• [Material]:

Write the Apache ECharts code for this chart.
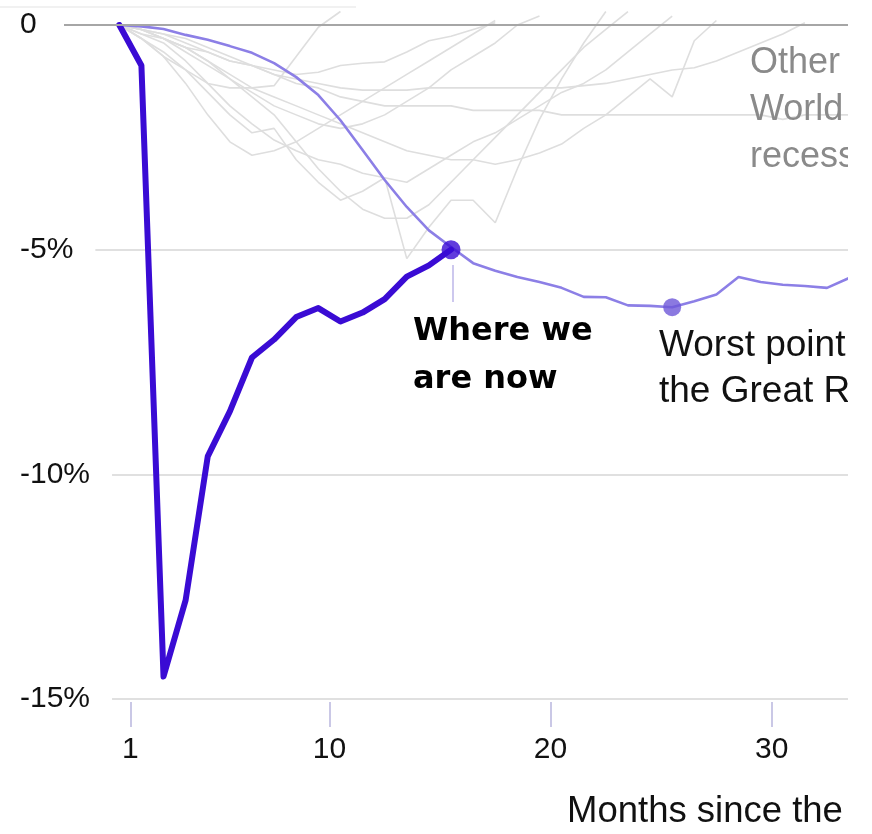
<!DOCTYPE html>
<html>
<head>
<meta charset="utf-8">
<script src="https://cdn.jsdelivr.net/npm/echarts@6/dist/echarts.min.js"></script>
<style>
html,body{margin:0;padding:0;background:#fff;}
#chart{width:872px;height:834px;}
</style>
</head>
<body>
<div id="chart"></div>
<script>
// x positions (months since the peak; the tick "1" is the first full month)
const months = [0.5,1.5,2.5,3.5,4.5,5.5,6.5,7.5,8.5,9.5,10.5,11.5,12.5,13.5,14.5,15.5,16.5,17.5,18.5,19.5,20.5,21.5,22.5,23.5,24.5,25.5,26.5,27.5,28.5,29.5,30.5,31.5,32.5,33.5,34.5,35.5];
const xTicks = [1, 10, 20, 30];

// Current recession (percent change in employment since peak)
const covid = [0, -0.9, -14.5, -12.8, -9.6, -8.6, -7.4, -7.0, -6.5, -6.3, -6.6, -6.4, -6.1, -5.6, -5.35, -5.0];
// Great Recession
const greatRecession = [0, -0.03, -0.09, -0.22, -0.33, -0.47, -0.62, -0.85, -1.16, -1.56, -2.12, -2.78, -3.45, -4.05, -4.57, -4.94, -5.3, -5.47, -5.61, -5.72, -5.85, -6.05, -6.06, -6.24, -6.25, -6.28, -6.15, -6.0, -5.61, -5.72, -5.78, -5.81, -5.85, -5.63, -5.5];
const worstIndex = 25;

// Other post-WWII recessions
const rec1948 = [0, -0.3, -0.6, -1.0, -1.5, -2.0, -2.4, -2.3, -3.0, -3.5, -3.9, -3.7, -3.4, -5.2, -4.5, -3.9, -3.9, -4.4, -3.2, -2.1, -1.2, -0.4, 0.3];
const rec1953 = [0, -0.2, -0.4, -0.8, -1.3, -1.8, -2.2, -2.56, -2.8, -3.0, -3.1, -3.3, -3.4, -3.5, -3.2, -2.9, -2.6, -2.4, -2.1, -1.8, -1.5, -1.3, -1.0, -0.6, -0.2, 0.2];
const rec1957 = [0, -0.1, -0.3, -0.6, -0.9, -1.2, -1.6, -2.0, -2.6, -3.2, -3.7, -4.1, -4.3, -4.3, -4.0, -3.5, -3.0, -2.5, -2.0, -1.5, -1.0, -0.5, -0.1, 0.3];
const rec1960 = [0, -0.1, -0.3, -0.5, -0.8, -1.2, -1.5, -1.8, -2.0, -2.2, -2.3, -2.2, -2.0, -1.7, -1.4, -1.0, -0.7, -0.4, 0.0, 0.2];
const rec1970 = [0, -0.2, -0.3, -0.5, -0.6, -0.8, -0.9, -1.0, -1.1, -1.05, -0.9, -0.85, -0.82, -0.6, -0.35, -0.25, -0.1, 0.05];
const rec1974 = [0, -0.3, -0.7, -1.3, -2.0, -2.6, -2.9, -2.8, -2.6, -2.3, -2.0, -1.7, -1.4, -1.1, -0.8, -0.5, -0.2, 0.1];
const rec1980 = [0, -0.3, -0.7, -1.0, -1.3, -1.4, -1.4, -1.35, -0.7, -0.05, 0.3];
const rec1981 = [0, -0.1, -0.3, -0.5, -0.8, -1.1, -1.4, -1.6, -1.8, -2.0, -2.2, -2.4, -2.6, -2.8, -2.9, -3.0, -3.0, -3.1, -3.0, -2.85, -2.65, -2.3, -2.0, -1.6, -1.2, -1.6, -0.35, 0.1];
const rec1990 = [0, -0.1, -0.2, -0.3, -0.5, -0.7, -0.9, -1.1, -1.2, -1.3, -1.4, -1.45, -1.45, -1.45, -1.4, -1.4, -1.4, -1.4, -1.4, -1.4, -1.4, -1.35, -1.3, -1.2, -1.1, -1.0, -0.95, -0.8, -0.6, -0.4, -0.2, 0.05];
const rec2001 = [0, -0.1, -0.2, -0.4, -0.6, -0.8, -0.9, -1.1, -1.3, -1.4, -1.6, -1.7, -1.8, -1.8, -1.8, -1.8, -1.9, -1.9, -1.9, -1.9, -2.0, -2.0, -2.0, -2.0, -2.0, -2.0, -2.0, -2.0, -2.0, -2.0, -2.1, -2.0, -2.0, -2.0, -1.9, -1.8];
const others = [rec1948, rec1953, rec1957, rec1960, rec1970, rec1974, rec1980, rec1981, rec1990, rec2001];

const FONT = '"Liberation Sans", Arial, sans-serif';
const toXY = arr => arr.map((v, i) => [months[i], v]);

const chart = echarts.init(document.getElementById('chart'), null, {renderer: 'canvas'});

const series = others.map((arr, i) => ({
  type: 'line',
  data: toXY(arr),
  showSymbol: false,
  symbol: 'none',
  silent: true,
  clip: false,
  z: 1,
  lineStyle: {color: '#dedede', width: 1.6},
  markLine: i === 0 ? {
    silent: true, symbol: 'none', label: {show: false},
    lineStyle: {color: '#a6a6a6', width: 2, type: 'solid'},
    data: [{yAxis: 0}]
  } : undefined
}));

series.push({
  type: 'line',
  data: toXY(greatRecession),
  showSymbol: false,
  symbol: 'none',
  z: 3,
  lineStyle: {color: '#8c7fe6', width: 2.6}
});
series.push({
  type: 'line',
  data: toXY(covid),
  showSymbol: false,
  symbol: 'none',
  z: 4,
  lineStyle: {color: '#3a0bd4', width: 6, join: 'round', cap: 'round'}
});
series.push({
  type: 'scatter',
  data: [[months[covid.length - 1], covid[covid.length - 1]]],
  symbolSize: 19,
  z: 5,
  itemStyle: {color: '#3a0bd4'}
});
series.push({
  type: 'scatter',
  data: [[months[worstIndex], greatRecession[worstIndex]]],
  symbolSize: 18,
  z: 5,
  itemStyle: {color: '#6e58d8'}
});

chart.setOption({
  animation: false,
  backgroundColor: '#ffffff',
  grid: {left: 64, right: 24, top: 25, bottom: 135, containLabel: false},
  xAxis: {
    type: 'value',
    min: -2,
    max: 33.45,
    offset: 3,
    axisLine: {show: false, onZero: false},
    splitLine: {show: false},
    axisTick: {show: true, customValues: xTicks, length: 25, lineStyle: {color: '#cac8e6', width: 2}},
    axisLabel: {customValues: xTicks, fontSize: 30, fontFamily: FONT, color: '#111', margin: 33}
  },
  yAxis: {
    type: 'value',
    min: -15,
    max: 0,
    interval: 5,
    axisLine: {show: false},
    axisTick: {show: false},
    splitLine: {show: true, lineStyle: {color: '#d6d6d6', width: 1.5}},
    axisLabel: {
      fontSize: 30, fontFamily: FONT, color: '#111', align: 'left', margin: 44,
      backgroundColor: '#fff', padding: [0, 22, 10, 0],
      formatter: v => v === 0 ? '0' : v + '%'
    }
  },
  series: series,
  graphic: [
    {type: 'line', z: 50, shape: {x1: 0, y1: 7, x2: 356, y2: 7}, style: {stroke: '#ececec', lineWidth: 1.5}},
    {type: 'line', z: 50, shape: {x1: 453, y1: 265, x2: 453, y2: 302}, style: {stroke: '#bdb6e8', lineWidth: 1.5}},
    {type: 'text', z: 50, left: 413, top: 308, style: {text: 'Where we\nare now', fontSize: 32, fontWeight: 'bold', fontFamily: '"DejaVu Sans", sans-serif', fill: '#000', lineHeight: 48}},
    {type: 'text', z: 50, left: 659, top: 323, style: {text: 'Worst point in\nthe Great Recession', fontSize: 37, fontFamily: FONT, fill: '#111', lineHeight: 46}},
    {type: 'text', z: 50, left: 750, top: 40, style: {text: 'Other post-\nWorld War II\nrecessions', fontSize: 36, fontFamily: FONT, fill: '#8a8a8a', lineHeight: 47}},
    {type: 'text', z: 50, left: 567, top: 792, style: {text: 'Months since the start of the recession', fontSize: 36.5, fontFamily: FONT, fill: '#111', lineHeight: 40}},
    {type: 'rect', z: 100, shape: {x: 848, y: 0, width: 24, height: 834}, style: {fill: '#fff'}}
  ]
});
</script>
</body>
</html>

• [What is required]: Reproduce exactly the run of lines that opens the listing and closes with the line holding "const xTicks = [1, 10, 20, 30];". Pictures are excluded.

• [Solved exercise]:
Write the Apache ECharts code for this chart.
<!DOCTYPE html>
<html>
<head>
<meta charset="utf-8">
<script src="https://cdn.jsdelivr.net/npm/echarts@6/dist/echarts.min.js"></script>
<style>
html,body{margin:0;padding:0;background:#fff;}
#chart{width:872px;height:834px;}
</style>
</head>
<body>
<div id="chart"></div>
<script>
// x positions (months since the peak; the tick "1" is the first full month)
const months = [0.5,1.5,2.5,3.5,4.5,5.5,6.5,7.5,8.5,9.5,10.5,11.5,12.5,13.5,14.5,15.5,16.5,17.5,18.5,19.5,20.5,21.5,22.5,23.5,24.5,25.5,26.5,27.5,28.5,29.5,30.5,31.5,32.5,33.5,34.5,35.5];
const xTicks = [1, 10, 20, 30];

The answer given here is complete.